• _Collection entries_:
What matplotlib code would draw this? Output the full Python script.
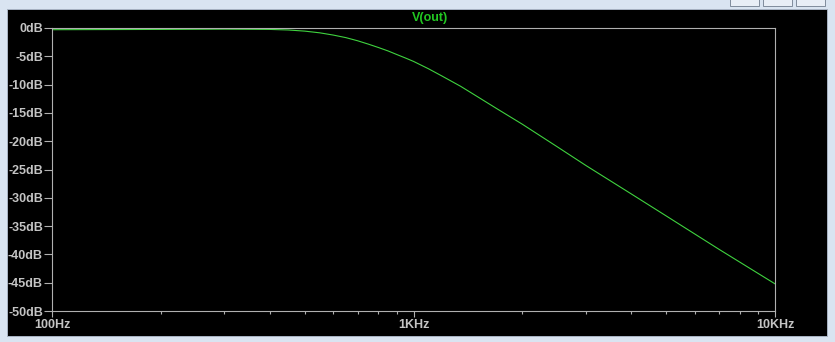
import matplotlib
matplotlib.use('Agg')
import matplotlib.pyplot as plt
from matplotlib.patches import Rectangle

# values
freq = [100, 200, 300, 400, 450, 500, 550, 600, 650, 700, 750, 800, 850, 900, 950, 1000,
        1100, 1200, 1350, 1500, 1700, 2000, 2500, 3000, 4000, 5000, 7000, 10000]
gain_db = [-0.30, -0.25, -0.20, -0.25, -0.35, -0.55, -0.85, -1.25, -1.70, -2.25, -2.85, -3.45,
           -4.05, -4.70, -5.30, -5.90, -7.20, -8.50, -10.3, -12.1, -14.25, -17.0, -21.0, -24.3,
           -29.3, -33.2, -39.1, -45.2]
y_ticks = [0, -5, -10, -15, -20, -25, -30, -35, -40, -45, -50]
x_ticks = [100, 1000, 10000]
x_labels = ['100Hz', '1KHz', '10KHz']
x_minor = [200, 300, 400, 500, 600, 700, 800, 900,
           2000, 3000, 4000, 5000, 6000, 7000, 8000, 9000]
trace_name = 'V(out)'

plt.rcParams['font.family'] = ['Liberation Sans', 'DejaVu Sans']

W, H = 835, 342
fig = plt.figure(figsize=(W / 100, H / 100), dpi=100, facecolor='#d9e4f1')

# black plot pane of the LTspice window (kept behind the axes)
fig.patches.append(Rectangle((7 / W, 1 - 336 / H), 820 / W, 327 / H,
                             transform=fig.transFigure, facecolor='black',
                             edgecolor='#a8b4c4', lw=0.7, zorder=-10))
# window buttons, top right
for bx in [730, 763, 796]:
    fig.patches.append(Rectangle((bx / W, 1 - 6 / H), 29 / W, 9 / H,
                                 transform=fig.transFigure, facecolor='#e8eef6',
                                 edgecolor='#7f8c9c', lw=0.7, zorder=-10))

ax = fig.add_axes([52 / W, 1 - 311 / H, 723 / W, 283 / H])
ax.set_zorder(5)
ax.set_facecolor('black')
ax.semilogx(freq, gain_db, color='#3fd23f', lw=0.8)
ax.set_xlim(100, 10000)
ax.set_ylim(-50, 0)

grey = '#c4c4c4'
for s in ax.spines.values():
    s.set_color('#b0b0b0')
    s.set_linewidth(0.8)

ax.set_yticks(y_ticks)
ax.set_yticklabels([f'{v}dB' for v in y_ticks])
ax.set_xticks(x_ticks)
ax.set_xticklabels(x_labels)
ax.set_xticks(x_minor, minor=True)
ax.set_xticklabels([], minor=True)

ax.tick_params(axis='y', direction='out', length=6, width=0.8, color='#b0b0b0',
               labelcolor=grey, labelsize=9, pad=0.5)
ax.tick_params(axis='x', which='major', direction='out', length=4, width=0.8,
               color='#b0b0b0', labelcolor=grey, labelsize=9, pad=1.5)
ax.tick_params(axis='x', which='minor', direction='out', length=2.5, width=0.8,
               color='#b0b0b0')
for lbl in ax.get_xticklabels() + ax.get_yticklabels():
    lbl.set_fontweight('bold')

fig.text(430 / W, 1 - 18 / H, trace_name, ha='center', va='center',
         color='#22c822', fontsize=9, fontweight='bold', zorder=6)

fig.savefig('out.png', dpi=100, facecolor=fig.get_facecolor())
--
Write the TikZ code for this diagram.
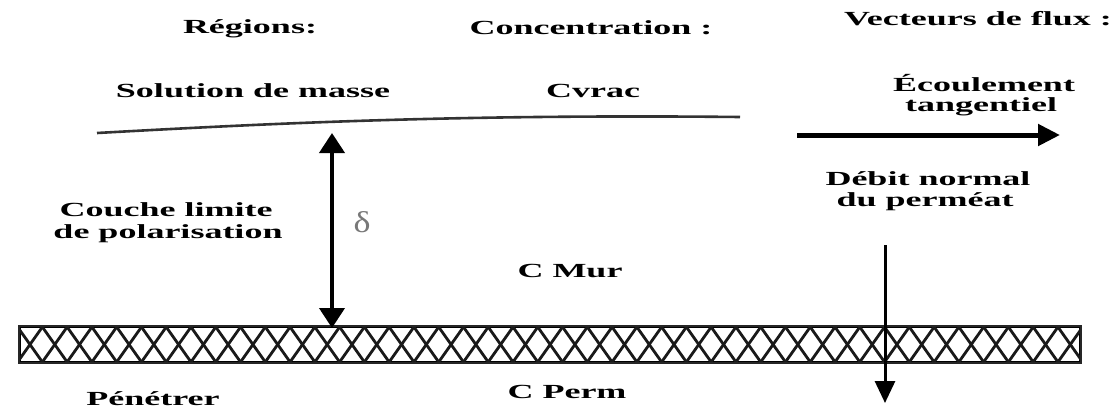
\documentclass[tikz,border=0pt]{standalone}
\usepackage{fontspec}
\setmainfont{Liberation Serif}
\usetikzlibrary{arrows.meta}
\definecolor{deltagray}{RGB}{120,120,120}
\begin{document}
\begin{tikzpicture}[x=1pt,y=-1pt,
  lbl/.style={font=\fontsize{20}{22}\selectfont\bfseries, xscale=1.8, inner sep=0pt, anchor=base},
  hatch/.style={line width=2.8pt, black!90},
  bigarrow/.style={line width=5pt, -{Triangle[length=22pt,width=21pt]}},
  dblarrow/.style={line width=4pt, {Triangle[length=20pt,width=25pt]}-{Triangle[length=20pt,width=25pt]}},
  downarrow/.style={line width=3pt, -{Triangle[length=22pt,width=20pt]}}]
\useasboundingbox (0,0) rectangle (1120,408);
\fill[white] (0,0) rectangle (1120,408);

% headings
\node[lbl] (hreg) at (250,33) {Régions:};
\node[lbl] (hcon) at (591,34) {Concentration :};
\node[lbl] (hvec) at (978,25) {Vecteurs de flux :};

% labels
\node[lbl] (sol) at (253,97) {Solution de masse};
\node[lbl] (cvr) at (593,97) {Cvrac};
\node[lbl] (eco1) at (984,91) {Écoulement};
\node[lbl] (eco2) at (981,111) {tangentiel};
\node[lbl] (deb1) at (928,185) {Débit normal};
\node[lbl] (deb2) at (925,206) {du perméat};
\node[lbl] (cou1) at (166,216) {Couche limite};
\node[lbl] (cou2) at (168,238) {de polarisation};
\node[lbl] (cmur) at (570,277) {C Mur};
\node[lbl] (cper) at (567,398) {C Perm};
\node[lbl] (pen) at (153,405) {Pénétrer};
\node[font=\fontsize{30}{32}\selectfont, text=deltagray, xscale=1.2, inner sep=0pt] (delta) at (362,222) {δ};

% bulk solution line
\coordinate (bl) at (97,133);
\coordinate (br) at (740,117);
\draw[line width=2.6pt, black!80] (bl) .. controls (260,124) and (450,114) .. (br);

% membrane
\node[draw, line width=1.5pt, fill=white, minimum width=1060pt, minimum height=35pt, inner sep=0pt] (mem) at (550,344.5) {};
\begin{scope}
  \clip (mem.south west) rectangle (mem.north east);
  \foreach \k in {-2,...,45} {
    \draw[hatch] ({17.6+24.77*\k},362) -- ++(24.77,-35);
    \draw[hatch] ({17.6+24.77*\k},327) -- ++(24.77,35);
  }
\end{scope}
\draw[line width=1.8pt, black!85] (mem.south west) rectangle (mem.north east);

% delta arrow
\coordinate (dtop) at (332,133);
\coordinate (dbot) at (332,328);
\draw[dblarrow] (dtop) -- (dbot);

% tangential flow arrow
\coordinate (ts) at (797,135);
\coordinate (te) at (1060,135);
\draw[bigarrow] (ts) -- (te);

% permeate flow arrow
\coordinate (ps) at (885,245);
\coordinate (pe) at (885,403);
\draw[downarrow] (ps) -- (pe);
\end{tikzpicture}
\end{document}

• _DESCRIPTION OF THE TASK_: Set down, without pictures, the lines between the line holding "Write the TikZ code for this diagram." and the line holding "(450,114) .. (br);", both inclusive.

• _COMPLETE ANSWER_:
Write the TikZ code for this diagram.
\documentclass[tikz,border=0pt]{standalone}
\usepackage{fontspec}
\setmainfont{Liberation Serif}
\usetikzlibrary{arrows.meta}
\definecolor{deltagray}{RGB}{120,120,120}
\begin{document}
\begin{tikzpicture}[x=1pt,y=-1pt,
  lbl/.style={font=\fontsize{20}{22}\selectfont\bfseries, xscale=1.8, inner sep=0pt, anchor=base},
  hatch/.style={line width=2.8pt, black!90},
  bigarrow/.style={line width=5pt, -{Triangle[length=22pt,width=21pt]}},
  dblarrow/.style={line width=4pt, {Triangle[length=20pt,width=25pt]}-{Triangle[length=20pt,width=25pt]}},
  downarrow/.style={line width=3pt, -{Triangle[length=22pt,width=20pt]}}]
\useasboundingbox (0,0) rectangle (1120,408);
\fill[white] (0,0) rectangle (1120,408);

% headings
\node[lbl] (hreg) at (250,33) {Régions:};
\node[lbl] (hcon) at (591,34) {Concentration :};
\node[lbl] (hvec) at (978,25) {Vecteurs de flux :};

% labels
\node[lbl] (sol) at (253,97) {Solution de masse};
\node[lbl] (cvr) at (593,97) {Cvrac};
\node[lbl] (eco1) at (984,91) {Écoulement};
\node[lbl] (eco2) at (981,111) {tangentiel};
\node[lbl] (deb1) at (928,185) {Débit normal};
\node[lbl] (deb2) at (925,206) {du perméat};
\node[lbl] (cou1) at (166,216) {Couche limite};
\node[lbl] (cou2) at (168,238) {de polarisation};
\node[lbl] (cmur) at (570,277) {C Mur};
\node[lbl] (cper) at (567,398) {C Perm};
\node[lbl] (pen) at (153,405) {Pénétrer};
\node[font=\fontsize{30}{32}\selectfont, text=deltagray, xscale=1.2, inner sep=0pt] (delta) at (362,222) {δ};

% bulk solution line
\coordinate (bl) at (97,133);
\coordinate (br) at (740,117);
\draw[line width=2.6pt, black!80] (bl) .. controls (260,124) and (450,114) .. (br);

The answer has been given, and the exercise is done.